Abgesehen von den Atomwaffen-Mächten gibt es weltweit kaum Neubauprojekte. Und selbst von den britischen (6 Stück) und französischen (14 Stück) AKW-Neubauplänen dürfte wenig Wirklichkeit werden. Das hat einen einfachen Grund: Neue Atomkraftwerke produzieren keinen Strom, sondern nur horrende Kosten. Und es ist völlig egal, ob man nach Flamanville/Frankreich, Hinkley Point C/England oder ins finnische Olkiluoto schaut. Und auch jenseits des Atlantiks, im Land der unbegrenzten Möglichkeiten, sind die Kostenexplosionen möglicherweise unbegrenzt. Sollten diese Reaktoren irgendwann in ferner Zukunft mal ans Netz gehen, dann produzieren sie Strom zu kWh-Kosten, die um ein Vielfaches über den für Sonne und Wind liegen.
Doch damit nicht genug: Auch die neuen Reaktoren passen nicht in ein flexibles Strommarktdesign, sie sind wegen der Urangewinnung und der betonlastigen Bauweise („Containment“) recht CO2-lastig, und die Erderhitzung mit Wassermangel und ausgetrockneten Flüssen wird diesen Dampfkraftwerken künftig noch größere Probleme bereiten. Da hilft es auch nichts, neue AKWs einfach am Meer zu errichten – dort wartet bereits die nächste Quallenplage.

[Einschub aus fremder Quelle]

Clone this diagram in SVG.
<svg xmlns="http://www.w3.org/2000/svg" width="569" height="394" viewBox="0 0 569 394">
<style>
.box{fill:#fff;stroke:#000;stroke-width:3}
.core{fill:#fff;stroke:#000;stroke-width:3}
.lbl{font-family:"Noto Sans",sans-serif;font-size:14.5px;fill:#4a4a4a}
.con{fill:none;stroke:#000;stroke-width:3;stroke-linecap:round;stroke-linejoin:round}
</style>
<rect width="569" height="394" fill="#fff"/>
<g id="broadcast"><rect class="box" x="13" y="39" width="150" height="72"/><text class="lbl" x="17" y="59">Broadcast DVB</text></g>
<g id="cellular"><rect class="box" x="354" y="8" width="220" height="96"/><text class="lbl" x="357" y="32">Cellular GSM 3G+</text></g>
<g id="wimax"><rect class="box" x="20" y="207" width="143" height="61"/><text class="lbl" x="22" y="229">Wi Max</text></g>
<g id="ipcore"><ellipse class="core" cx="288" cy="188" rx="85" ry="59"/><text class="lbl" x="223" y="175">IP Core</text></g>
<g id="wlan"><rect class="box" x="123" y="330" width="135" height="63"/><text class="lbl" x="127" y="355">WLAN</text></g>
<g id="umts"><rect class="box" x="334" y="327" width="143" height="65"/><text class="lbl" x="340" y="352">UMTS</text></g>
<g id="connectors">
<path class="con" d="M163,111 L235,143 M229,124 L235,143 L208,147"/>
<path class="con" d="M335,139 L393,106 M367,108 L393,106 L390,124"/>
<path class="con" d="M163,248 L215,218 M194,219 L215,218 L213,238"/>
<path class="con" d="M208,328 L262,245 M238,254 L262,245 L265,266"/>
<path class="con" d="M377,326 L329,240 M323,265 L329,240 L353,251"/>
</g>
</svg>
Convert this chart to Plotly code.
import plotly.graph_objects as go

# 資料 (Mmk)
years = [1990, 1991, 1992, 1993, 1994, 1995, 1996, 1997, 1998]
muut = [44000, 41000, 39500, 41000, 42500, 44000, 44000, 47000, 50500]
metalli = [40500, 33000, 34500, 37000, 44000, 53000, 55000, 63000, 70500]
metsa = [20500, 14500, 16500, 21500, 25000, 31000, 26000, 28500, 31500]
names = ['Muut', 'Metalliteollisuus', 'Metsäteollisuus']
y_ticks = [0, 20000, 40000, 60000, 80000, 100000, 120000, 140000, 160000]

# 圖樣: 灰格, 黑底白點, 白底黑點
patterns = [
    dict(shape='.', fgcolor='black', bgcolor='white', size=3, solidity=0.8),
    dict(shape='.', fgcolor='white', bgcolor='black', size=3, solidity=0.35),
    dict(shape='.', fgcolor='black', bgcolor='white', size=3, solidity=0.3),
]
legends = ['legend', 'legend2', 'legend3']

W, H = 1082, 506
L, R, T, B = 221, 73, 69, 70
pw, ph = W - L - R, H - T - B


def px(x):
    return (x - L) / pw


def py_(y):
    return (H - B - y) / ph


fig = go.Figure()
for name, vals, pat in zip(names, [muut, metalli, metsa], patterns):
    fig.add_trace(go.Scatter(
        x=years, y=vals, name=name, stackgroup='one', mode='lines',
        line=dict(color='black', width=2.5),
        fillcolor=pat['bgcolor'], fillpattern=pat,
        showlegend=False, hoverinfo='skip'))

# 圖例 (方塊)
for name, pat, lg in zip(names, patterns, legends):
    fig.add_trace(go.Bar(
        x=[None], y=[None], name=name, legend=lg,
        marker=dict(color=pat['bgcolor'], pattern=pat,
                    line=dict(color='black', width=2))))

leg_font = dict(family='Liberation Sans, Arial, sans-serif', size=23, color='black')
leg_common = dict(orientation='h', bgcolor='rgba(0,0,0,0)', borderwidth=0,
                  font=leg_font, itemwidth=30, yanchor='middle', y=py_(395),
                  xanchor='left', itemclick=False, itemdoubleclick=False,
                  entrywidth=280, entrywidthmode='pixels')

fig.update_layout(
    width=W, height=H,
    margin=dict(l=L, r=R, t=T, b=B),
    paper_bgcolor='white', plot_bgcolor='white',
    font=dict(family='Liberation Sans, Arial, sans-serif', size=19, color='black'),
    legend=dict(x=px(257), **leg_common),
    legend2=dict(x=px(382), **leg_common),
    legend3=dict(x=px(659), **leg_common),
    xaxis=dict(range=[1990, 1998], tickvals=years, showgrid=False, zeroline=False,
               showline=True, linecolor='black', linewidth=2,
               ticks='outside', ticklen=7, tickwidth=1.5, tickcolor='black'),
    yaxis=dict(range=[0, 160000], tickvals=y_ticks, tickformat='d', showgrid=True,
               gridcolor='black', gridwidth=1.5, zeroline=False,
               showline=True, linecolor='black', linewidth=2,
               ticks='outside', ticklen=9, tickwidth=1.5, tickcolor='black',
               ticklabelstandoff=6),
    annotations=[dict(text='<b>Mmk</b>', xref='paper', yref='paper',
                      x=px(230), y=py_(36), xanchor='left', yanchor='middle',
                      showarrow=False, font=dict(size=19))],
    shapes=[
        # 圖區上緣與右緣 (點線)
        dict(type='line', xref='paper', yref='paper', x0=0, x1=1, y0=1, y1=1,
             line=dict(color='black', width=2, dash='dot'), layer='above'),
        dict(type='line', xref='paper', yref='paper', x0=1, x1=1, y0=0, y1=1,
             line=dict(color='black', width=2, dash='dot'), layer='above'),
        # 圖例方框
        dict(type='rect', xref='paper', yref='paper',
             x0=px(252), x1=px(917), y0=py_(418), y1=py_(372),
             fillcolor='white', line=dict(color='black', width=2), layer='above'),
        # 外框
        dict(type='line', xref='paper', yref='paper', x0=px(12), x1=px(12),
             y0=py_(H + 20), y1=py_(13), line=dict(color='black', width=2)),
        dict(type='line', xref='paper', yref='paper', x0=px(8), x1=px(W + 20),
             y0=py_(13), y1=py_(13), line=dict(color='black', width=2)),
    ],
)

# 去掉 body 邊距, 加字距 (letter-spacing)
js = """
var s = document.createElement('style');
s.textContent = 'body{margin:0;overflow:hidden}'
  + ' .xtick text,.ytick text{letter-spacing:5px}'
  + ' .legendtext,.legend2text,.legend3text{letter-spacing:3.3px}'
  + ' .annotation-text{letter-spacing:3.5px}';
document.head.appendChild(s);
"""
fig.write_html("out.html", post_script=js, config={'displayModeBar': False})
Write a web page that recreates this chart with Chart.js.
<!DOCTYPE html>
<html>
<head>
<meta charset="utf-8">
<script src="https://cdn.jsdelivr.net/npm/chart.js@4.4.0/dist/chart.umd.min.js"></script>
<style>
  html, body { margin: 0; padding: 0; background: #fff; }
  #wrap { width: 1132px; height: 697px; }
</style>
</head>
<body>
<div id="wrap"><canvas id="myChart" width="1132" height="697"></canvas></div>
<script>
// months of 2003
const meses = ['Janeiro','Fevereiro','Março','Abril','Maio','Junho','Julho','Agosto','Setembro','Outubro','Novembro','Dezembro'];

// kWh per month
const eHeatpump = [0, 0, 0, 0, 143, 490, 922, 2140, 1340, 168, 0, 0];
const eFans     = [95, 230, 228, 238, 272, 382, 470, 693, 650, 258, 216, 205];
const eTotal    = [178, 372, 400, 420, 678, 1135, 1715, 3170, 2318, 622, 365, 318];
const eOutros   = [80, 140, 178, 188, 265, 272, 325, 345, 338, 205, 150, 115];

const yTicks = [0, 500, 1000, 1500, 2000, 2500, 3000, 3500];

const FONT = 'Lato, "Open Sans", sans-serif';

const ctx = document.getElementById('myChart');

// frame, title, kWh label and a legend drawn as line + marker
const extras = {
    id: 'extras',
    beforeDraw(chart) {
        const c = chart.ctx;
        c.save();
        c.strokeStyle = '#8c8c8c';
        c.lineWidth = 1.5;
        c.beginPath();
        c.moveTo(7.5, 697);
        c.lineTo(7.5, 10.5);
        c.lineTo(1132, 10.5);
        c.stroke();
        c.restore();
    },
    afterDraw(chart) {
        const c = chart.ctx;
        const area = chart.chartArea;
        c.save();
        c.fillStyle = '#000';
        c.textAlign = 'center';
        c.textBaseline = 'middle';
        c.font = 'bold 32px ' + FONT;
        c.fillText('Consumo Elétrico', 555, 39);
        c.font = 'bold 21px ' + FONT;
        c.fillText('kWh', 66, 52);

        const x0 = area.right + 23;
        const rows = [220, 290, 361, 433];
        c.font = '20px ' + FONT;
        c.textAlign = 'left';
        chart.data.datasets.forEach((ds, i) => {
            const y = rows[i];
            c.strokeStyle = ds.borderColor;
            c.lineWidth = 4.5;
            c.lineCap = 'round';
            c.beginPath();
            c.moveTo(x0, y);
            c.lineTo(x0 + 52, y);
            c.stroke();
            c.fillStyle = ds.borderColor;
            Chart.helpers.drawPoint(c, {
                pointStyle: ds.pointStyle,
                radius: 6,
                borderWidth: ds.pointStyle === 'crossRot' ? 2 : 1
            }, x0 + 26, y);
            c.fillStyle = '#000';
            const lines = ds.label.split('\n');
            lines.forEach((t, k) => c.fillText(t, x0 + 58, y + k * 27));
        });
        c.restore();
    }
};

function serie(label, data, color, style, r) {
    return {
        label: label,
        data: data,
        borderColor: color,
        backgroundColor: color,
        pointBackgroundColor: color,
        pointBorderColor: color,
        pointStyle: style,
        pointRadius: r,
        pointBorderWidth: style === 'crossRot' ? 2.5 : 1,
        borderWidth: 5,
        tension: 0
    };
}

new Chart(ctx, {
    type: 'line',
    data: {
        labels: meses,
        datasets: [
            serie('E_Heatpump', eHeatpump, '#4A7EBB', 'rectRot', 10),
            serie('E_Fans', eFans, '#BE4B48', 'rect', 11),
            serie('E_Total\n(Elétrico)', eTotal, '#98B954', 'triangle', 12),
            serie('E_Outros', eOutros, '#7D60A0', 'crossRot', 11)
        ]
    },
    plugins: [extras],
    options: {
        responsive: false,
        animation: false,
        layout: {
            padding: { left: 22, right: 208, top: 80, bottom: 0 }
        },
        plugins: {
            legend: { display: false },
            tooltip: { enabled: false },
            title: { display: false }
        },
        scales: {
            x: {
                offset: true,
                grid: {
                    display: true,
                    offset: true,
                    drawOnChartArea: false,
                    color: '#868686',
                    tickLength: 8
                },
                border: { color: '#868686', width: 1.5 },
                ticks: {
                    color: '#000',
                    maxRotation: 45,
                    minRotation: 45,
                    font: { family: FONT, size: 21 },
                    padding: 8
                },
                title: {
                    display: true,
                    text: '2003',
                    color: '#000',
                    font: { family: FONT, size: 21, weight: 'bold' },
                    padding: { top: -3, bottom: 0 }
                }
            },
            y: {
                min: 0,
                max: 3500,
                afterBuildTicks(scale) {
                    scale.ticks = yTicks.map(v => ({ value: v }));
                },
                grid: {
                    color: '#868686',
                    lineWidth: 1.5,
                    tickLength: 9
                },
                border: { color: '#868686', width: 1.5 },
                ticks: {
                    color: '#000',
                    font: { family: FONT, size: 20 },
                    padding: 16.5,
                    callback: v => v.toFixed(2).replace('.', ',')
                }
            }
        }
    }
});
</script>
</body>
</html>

Last, but not least: Die weltweiten Uranvorräte sind begrenzt. Selbst wenn man etwa nur die heutigen Reaktoren weiterlaufen ließe, würden die Vorräte allenfalls noch ca. 67 Jahre reichen. Wenn man nun die Anzahl der weltweiten Reaktoren verdoppelte … könnten die Eigner vor „Brennschluss“ ihre Investitionen gar nicht mehr herein holen. Deshalb braucht man für ein dauerhaftes atomares Energiesystem den „Schnellen Brüter“, den Einstieg in die Plutoniumwirtschaft. Das wusste bereits in den 1970ern schon der deutsche Nuklearpapst Prof. Dr. Wolf Häfele, der sich für den Bau eines letztlich gescheiterten kleinen Brüter-Prototyps in Kalkar einsetzte. Der weltweit einzig richtig große Schnelle Brüter, der den Brennstoff für ein anderes AKW hätte „erbrüten“ können, wurde von den Franzosen in Creys-Malville an der Rhone gebaut. Der „Superphenix“ hatte eine Betriebszeit von Anfang 1986 bis Ende 1998; in diesen 13 Jahren speiste der pannenreiche Reaktor nur für 3 Jahre Strom ins Netz ein.
Die Atomkraft bleibt letztlich eine Illusion, der nur Menschen anhängen, die von Großtechnik fasziniert sind, bzw. die hier ein finanzielles oder politisches Interesse verfolgen.